And this is why science is amazing: A team of virologists and other investigators from Johns Hopkins Children’s Center, the University of Mississippi Medical Center, and the University of Massachusetts Medical School reported yesterday that they’ve achieved the first “functional cure” of HIV in an infant who was born with the disease.
The infant received high doses of antiretroviral therapy within 30 hours of birth. According to the Hopkins Hub, “the prompt administration of antiviral treatment likely led to this infant’s cure by halting the formation of hard-to-treat viral reservoirs—dormant cells responsible for reigniting the infection in most HIV patients within weeks of stopping therapy.”

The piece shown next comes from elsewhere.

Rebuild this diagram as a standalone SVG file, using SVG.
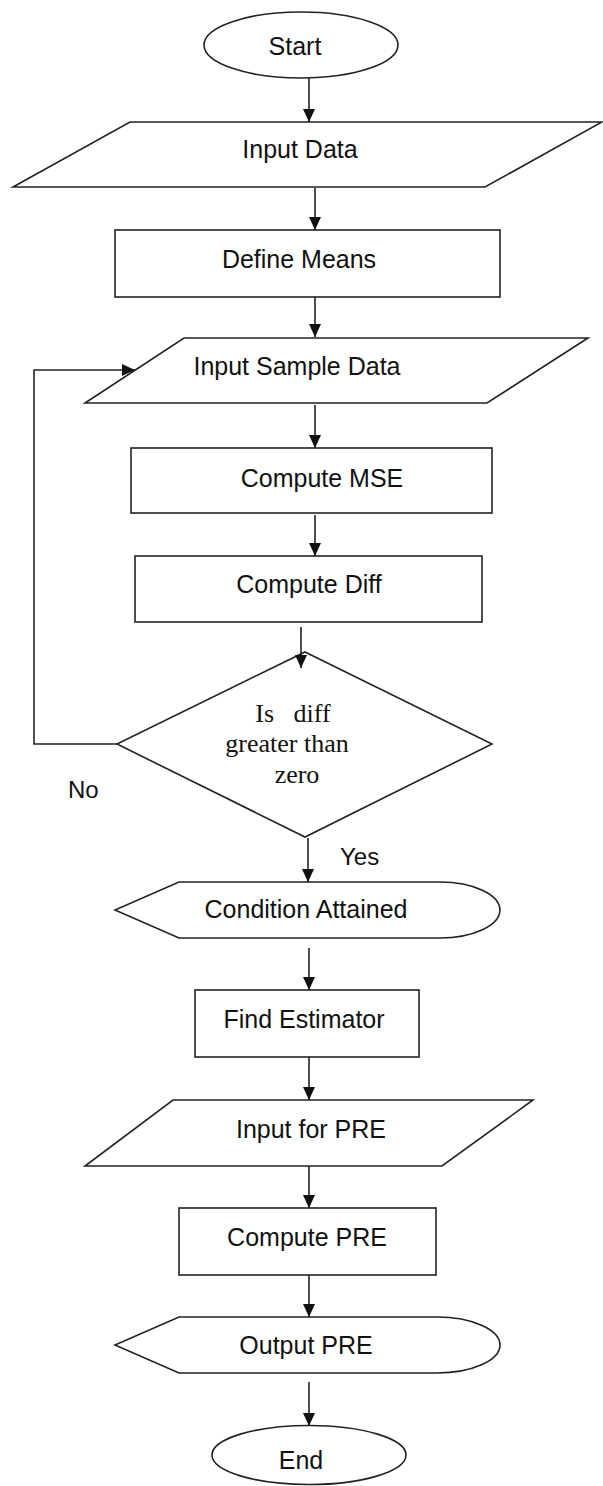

The child — who was born in Mississippi — continued retroviral therapy for the first 18 months of life. During that time, the virus’ presence in the child’s blood was detected at increasingly small levels, until it became undetectable 29 days after birth. When the child “was lost to follow-up for a while” at 18 months old (and thus stopped receiving treatment), the researchers got nervous — but when the child showed up again 10 months later, the blood tests once again showed no HIV presence in the blood.
“Our next step is to find out if this is a highly unusual response to very early antiretroviral therapy or something we can actually replicate in other high-risk newborns,” says Hopkins virologist Deborah Persaud, the lead author of the report.